Still, I think the best solution would be to split your file into chunks of your choice, and then compressing it with some archiver, like zip or rar, which support random access to individual files in the archive.

Solution 3:

The .xz file format (which uses LZMA compression) seems to support this:

Random-access reading: The data can be split into independently compressed blocks. Every .xz file contains an index of the blocks, which makes limited random-access reading possible when the block size is small enough.

This should be sufficient for your purpose. A drawback is that the API of liblzma (for interacting with these containers) does not seem that well-documented, so it may take some effort figuring out how to randomly access blocks.

Solution 4:

Solutions exist for providing random access to gzip and bzip2 archives:

  • gzip zran.c from the zlib source code
  • bzip2 Node.JS version of seek-bzip (The original C version by James Taylor seems to have disappeared from the internet...)
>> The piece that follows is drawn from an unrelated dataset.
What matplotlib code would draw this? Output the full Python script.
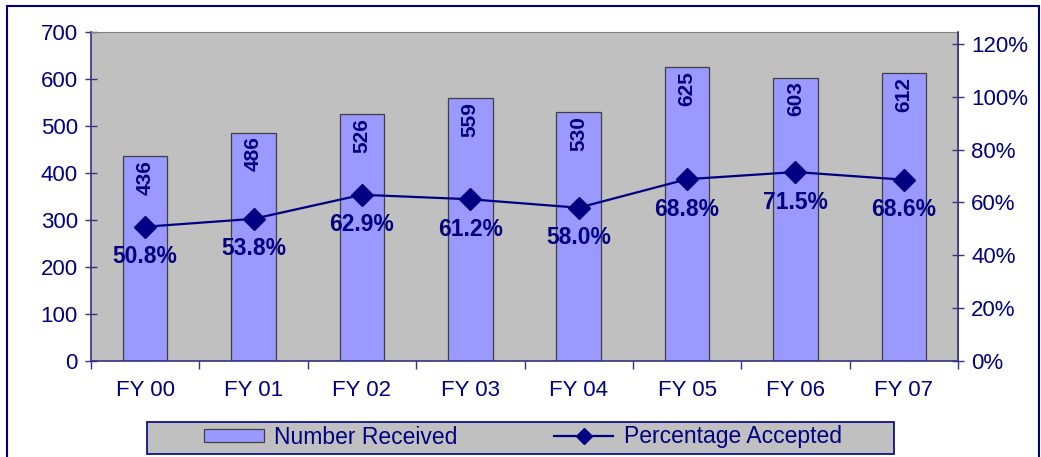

(I'm looking for something for 7zip)

Solution 5:

bgzip can compress files in a gzip variant which is indexable (and can be decompressed by gzip). This is used in some bioinformatics applications, together with the tabix indexer.

See explanations here: http://blastedbio.blogspot.fr/2011/11/bgzf-blocked-bigger-better-gzip.html, and here: http://www.htslib.org/doc/tabix.html.

I don't know to what extent it is adaptable to other applications.